§ **What you will do**
Only the lines from the one containing "What Plotly code" through the one containing "flat_m = [0.0, 0.0]" should be output, both ends included and exactly as they appear, minus any pictures.
== == ==
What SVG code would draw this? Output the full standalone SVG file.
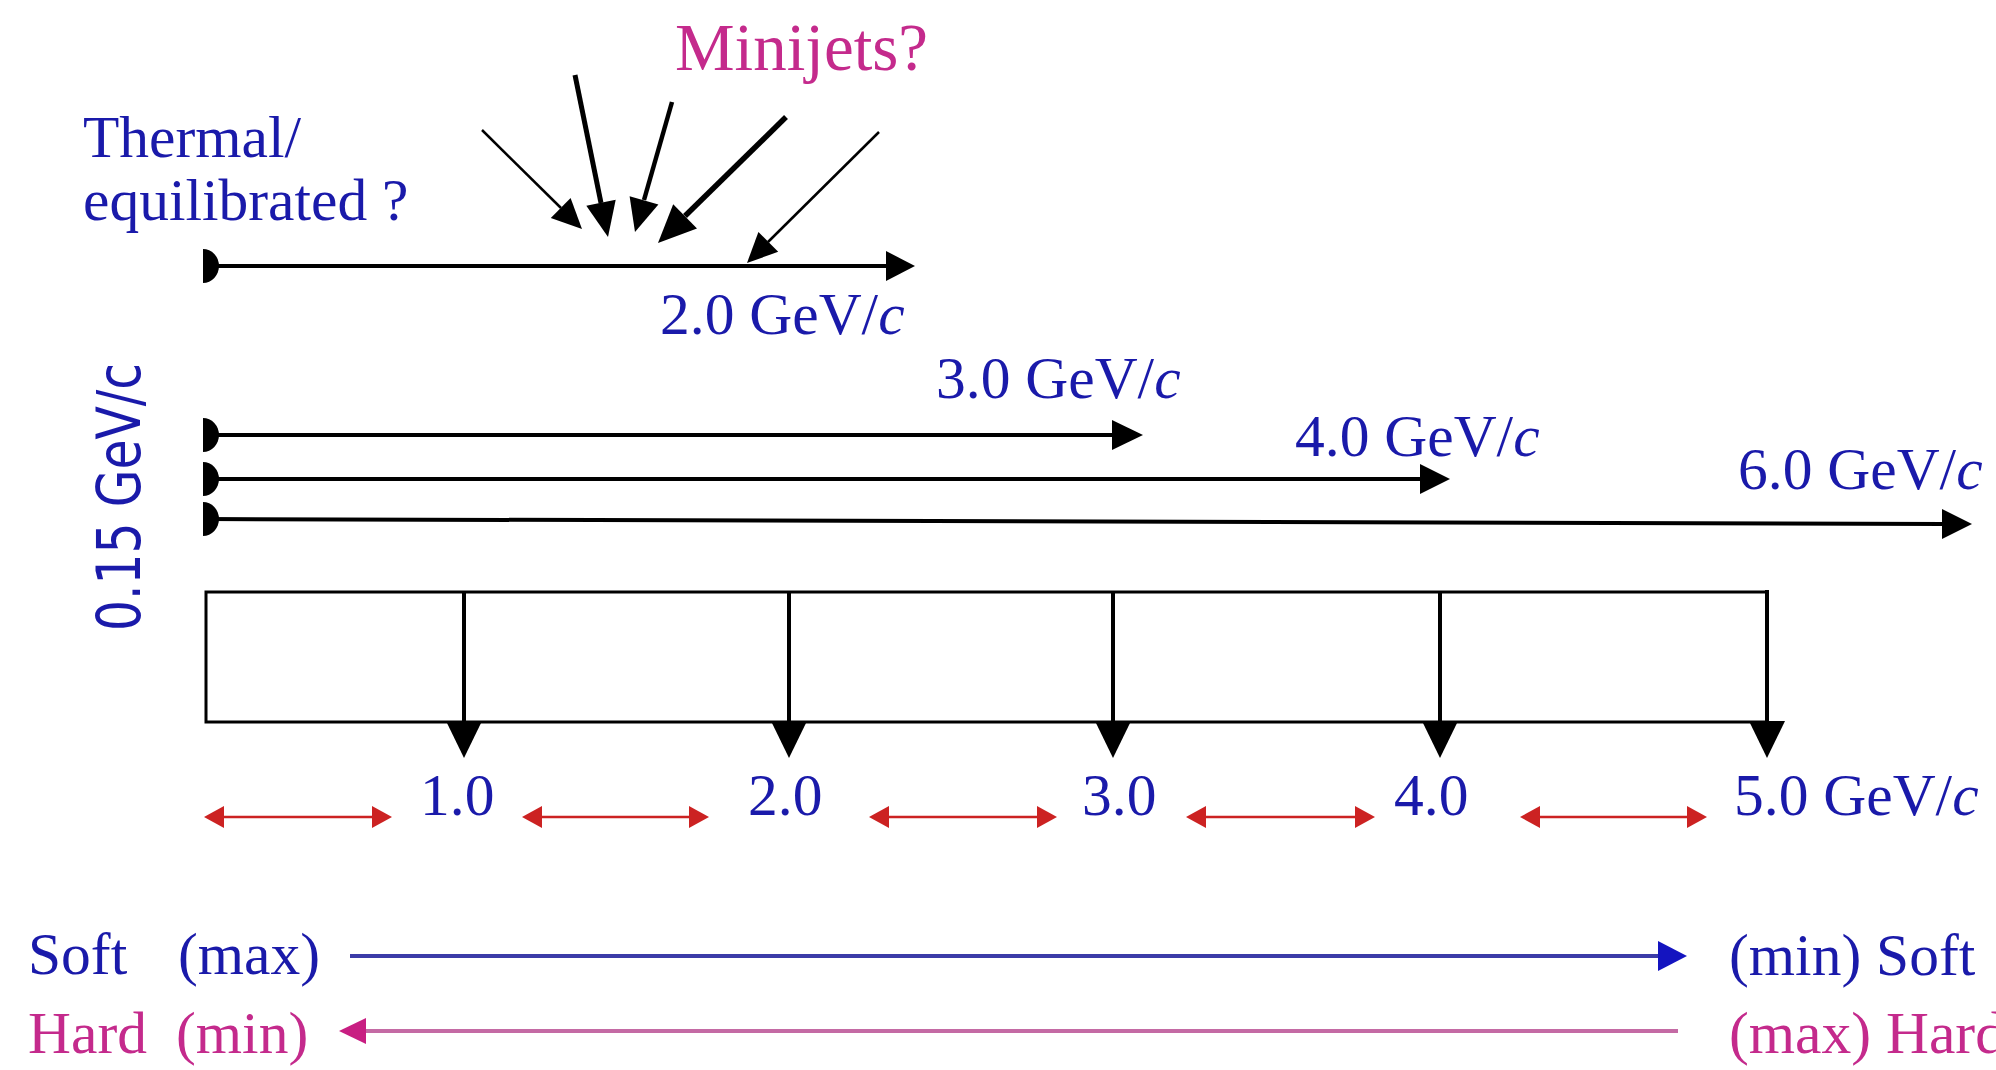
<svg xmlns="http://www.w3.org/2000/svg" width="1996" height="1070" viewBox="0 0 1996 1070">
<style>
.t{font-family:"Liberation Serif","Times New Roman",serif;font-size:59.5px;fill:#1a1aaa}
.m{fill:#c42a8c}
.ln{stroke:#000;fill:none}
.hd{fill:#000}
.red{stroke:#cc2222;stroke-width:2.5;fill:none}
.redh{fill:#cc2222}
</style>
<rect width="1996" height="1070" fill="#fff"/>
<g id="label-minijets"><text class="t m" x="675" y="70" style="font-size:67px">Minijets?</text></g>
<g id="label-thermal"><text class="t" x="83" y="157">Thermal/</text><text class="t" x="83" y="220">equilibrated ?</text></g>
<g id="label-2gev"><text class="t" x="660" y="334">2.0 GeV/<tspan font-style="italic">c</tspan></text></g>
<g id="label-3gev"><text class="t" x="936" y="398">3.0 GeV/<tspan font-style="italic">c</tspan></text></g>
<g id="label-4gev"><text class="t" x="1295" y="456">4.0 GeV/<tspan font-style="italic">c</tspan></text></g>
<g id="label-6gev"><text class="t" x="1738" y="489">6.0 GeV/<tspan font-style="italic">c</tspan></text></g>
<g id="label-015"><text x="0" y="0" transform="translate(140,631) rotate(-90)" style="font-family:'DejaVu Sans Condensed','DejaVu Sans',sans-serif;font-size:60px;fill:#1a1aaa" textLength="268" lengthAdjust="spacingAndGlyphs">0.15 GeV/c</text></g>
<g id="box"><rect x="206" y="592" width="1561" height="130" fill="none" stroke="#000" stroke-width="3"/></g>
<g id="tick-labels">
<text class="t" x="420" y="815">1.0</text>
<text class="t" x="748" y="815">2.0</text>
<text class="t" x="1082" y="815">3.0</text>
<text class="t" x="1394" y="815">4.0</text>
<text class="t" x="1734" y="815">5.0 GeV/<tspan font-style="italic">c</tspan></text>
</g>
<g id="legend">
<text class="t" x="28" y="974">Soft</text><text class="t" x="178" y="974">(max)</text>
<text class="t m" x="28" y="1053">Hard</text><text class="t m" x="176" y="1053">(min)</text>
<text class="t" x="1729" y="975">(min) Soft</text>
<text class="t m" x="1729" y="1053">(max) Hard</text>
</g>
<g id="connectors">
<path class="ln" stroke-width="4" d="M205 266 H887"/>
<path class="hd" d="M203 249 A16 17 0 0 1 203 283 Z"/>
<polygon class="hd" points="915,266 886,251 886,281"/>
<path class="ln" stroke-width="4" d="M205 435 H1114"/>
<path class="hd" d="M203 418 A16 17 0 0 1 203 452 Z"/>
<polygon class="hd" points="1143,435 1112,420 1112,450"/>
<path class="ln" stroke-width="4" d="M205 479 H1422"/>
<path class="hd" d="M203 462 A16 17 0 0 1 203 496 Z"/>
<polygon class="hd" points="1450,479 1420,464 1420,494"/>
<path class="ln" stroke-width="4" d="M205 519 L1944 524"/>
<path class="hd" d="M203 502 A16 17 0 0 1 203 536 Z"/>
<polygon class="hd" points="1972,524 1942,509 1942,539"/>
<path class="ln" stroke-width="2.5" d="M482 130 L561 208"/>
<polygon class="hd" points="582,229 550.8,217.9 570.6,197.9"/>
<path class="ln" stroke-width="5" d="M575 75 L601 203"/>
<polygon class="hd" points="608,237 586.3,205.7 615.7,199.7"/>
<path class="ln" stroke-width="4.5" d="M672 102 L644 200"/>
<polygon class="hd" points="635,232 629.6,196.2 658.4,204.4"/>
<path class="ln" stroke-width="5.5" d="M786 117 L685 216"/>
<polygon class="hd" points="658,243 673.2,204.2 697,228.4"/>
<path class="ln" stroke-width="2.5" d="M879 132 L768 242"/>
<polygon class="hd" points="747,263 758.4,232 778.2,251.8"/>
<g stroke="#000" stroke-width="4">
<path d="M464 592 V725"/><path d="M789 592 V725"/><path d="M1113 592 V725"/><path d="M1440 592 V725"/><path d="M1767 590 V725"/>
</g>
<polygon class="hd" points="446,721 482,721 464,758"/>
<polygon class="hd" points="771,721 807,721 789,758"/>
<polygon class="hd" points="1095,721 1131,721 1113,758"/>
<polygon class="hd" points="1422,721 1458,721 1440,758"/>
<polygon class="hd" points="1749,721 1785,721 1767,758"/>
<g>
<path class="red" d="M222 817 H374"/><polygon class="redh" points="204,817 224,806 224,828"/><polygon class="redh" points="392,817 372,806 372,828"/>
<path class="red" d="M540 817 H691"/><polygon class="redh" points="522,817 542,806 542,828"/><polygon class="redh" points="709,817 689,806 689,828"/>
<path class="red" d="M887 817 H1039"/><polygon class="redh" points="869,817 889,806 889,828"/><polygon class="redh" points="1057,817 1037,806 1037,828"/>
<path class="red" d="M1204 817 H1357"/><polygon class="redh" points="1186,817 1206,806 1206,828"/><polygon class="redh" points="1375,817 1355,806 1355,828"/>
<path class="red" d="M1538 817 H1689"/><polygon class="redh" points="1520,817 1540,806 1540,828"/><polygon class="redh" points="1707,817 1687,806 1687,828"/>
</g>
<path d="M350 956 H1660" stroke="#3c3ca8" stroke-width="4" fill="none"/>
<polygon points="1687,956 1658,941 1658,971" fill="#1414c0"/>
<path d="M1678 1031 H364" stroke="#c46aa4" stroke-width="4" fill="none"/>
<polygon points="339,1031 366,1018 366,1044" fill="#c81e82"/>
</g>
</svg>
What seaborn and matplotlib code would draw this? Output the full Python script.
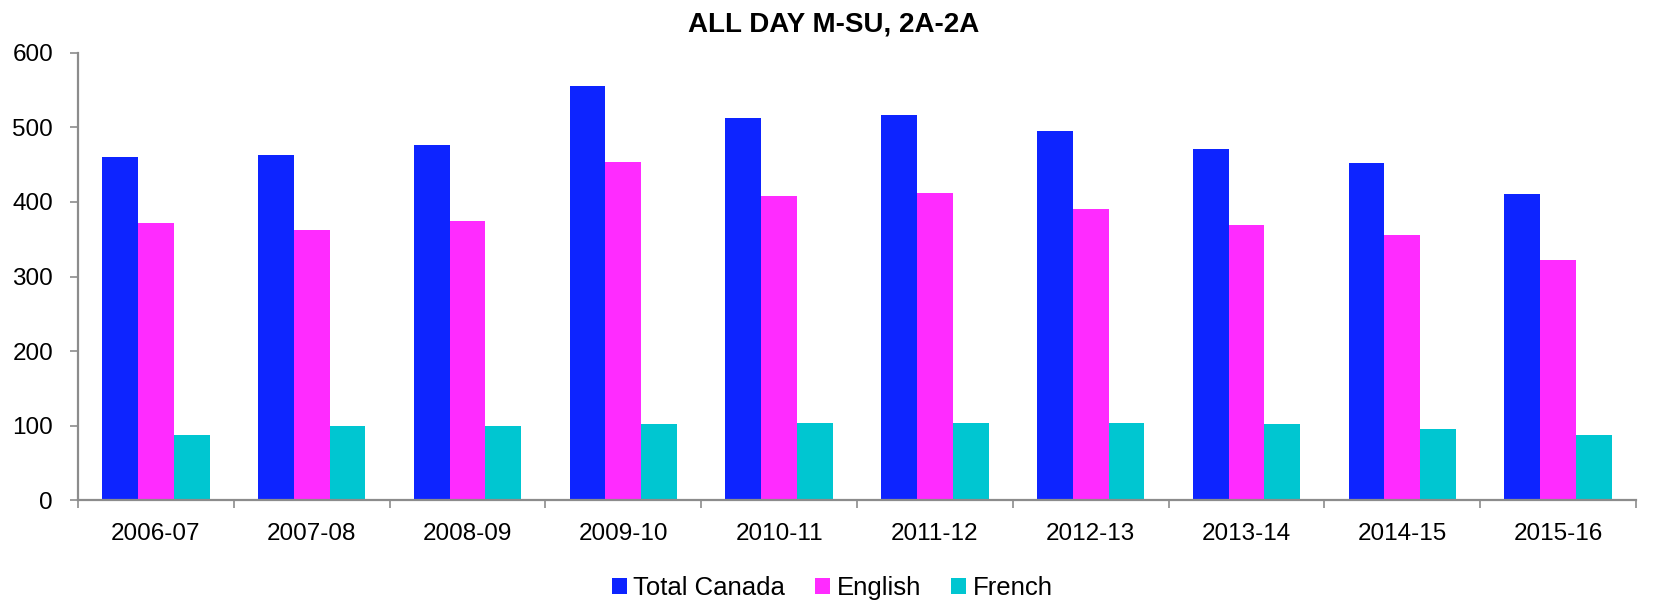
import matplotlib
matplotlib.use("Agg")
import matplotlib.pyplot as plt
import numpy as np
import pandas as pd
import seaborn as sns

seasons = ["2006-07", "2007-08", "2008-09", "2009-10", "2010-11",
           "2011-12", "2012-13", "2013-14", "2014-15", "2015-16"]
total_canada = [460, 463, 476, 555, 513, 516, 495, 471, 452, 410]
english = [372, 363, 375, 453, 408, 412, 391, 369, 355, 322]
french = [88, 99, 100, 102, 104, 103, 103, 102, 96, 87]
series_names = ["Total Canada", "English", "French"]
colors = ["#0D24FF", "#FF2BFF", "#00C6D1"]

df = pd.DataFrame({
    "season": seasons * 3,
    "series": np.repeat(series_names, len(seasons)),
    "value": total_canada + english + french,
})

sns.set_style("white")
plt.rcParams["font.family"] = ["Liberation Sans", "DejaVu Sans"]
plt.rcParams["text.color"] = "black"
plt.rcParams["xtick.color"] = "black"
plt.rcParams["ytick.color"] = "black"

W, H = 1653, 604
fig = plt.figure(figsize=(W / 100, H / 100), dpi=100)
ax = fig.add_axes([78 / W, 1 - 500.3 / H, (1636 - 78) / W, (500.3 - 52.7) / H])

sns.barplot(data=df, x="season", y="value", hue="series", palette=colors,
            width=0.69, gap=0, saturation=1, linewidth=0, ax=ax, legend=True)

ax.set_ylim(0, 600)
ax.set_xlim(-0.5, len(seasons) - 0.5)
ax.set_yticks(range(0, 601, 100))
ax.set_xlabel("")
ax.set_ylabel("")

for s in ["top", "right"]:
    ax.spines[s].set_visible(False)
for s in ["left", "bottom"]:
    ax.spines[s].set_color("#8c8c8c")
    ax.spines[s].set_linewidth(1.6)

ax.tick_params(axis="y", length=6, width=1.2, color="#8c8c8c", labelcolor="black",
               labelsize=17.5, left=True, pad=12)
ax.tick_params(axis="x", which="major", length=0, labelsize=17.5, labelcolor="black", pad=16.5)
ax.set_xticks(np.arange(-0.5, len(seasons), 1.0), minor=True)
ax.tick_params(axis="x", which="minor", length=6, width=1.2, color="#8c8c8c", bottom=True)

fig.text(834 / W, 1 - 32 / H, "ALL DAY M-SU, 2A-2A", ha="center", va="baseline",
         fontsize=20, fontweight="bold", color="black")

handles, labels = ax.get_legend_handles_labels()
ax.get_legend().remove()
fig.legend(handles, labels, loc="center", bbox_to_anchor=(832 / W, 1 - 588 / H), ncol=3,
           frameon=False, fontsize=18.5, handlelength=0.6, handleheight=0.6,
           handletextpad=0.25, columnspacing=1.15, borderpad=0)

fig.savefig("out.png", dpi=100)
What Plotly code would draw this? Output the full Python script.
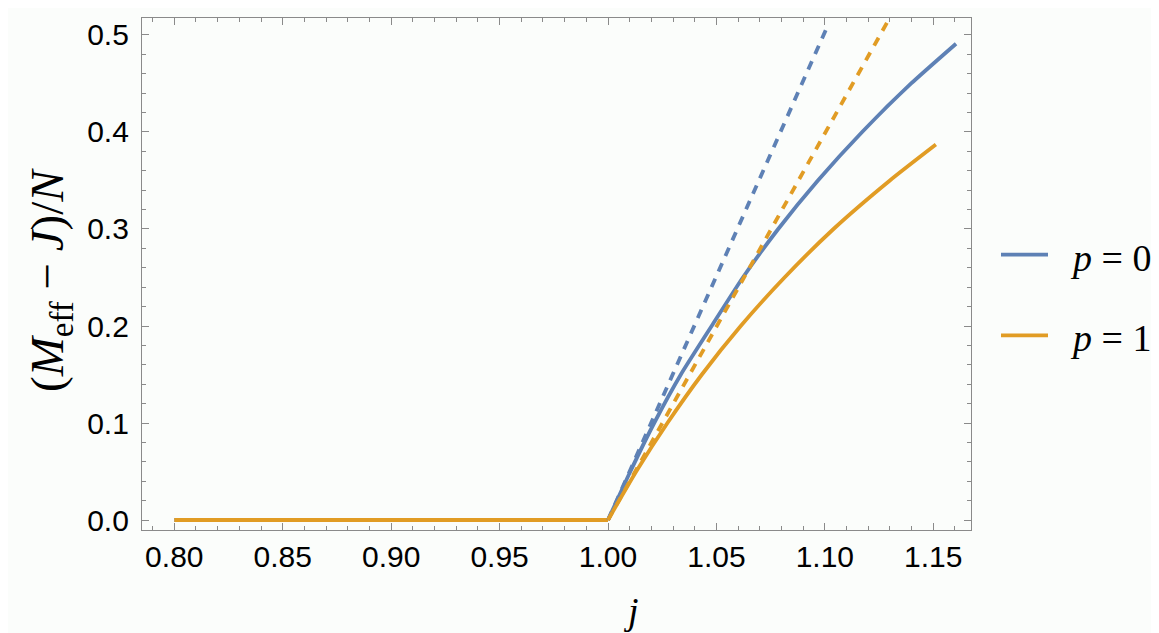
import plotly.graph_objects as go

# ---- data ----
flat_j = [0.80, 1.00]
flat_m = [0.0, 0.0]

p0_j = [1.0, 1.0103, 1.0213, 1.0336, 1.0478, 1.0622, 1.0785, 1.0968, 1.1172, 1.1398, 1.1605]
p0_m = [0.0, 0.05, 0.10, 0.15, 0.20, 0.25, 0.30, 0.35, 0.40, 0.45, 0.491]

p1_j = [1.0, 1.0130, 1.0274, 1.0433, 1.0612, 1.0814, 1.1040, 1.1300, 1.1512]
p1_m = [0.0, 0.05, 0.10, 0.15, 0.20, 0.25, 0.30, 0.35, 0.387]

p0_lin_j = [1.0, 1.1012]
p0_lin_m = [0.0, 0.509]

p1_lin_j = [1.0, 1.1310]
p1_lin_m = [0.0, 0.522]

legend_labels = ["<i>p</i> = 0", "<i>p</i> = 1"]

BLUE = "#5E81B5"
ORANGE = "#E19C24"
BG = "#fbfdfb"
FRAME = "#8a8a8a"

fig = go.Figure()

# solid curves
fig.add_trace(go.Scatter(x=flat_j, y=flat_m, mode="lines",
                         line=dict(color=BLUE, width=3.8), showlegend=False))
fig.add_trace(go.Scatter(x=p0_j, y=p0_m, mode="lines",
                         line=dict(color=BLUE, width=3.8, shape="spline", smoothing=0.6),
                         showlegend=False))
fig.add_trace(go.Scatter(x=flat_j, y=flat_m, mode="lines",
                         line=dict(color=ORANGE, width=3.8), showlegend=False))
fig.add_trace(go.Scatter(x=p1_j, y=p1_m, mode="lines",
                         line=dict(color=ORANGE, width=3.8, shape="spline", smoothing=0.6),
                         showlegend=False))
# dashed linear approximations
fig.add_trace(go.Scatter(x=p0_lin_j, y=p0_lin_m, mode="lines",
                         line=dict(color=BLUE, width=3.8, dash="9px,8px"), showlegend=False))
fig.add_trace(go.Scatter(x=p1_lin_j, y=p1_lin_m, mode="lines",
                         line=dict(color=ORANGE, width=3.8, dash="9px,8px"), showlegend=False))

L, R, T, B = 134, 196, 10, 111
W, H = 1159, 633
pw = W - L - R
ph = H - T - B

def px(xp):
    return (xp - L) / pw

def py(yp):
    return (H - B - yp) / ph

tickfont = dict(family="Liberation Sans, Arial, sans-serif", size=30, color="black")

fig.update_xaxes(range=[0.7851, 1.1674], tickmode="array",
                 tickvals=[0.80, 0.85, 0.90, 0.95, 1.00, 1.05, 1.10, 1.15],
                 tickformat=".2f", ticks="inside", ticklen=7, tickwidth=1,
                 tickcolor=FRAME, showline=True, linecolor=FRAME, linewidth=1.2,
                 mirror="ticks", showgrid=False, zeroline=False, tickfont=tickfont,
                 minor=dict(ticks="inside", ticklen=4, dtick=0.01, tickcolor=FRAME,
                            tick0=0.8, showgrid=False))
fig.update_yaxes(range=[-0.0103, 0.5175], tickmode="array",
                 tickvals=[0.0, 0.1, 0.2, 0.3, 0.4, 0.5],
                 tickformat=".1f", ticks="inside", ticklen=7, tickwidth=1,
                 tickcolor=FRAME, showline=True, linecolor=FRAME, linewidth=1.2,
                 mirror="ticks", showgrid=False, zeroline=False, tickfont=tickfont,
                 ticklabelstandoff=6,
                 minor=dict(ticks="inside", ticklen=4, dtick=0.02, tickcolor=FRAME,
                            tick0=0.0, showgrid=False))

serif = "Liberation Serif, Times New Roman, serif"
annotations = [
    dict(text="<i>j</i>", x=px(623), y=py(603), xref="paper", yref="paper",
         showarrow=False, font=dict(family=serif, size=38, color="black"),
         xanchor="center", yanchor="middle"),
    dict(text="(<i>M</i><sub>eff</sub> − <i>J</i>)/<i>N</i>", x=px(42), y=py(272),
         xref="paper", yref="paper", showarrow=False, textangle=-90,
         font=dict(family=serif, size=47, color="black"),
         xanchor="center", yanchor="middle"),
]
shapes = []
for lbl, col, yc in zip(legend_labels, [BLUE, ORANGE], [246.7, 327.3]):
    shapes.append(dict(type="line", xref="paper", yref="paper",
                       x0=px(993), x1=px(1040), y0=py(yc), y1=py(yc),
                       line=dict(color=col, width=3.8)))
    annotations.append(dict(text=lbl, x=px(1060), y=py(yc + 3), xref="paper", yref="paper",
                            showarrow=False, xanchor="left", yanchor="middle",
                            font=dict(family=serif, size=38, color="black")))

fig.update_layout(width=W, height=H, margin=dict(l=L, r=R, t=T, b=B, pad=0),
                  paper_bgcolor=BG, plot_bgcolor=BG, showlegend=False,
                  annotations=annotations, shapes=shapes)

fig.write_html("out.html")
== == ==
§ **Exercise result**
What Plotly code would draw this? Output the full Python script.
import plotly.graph_objects as go

# ---- data ----
flat_j = [0.80, 1.00]
flat_m = [0.0, 0.0]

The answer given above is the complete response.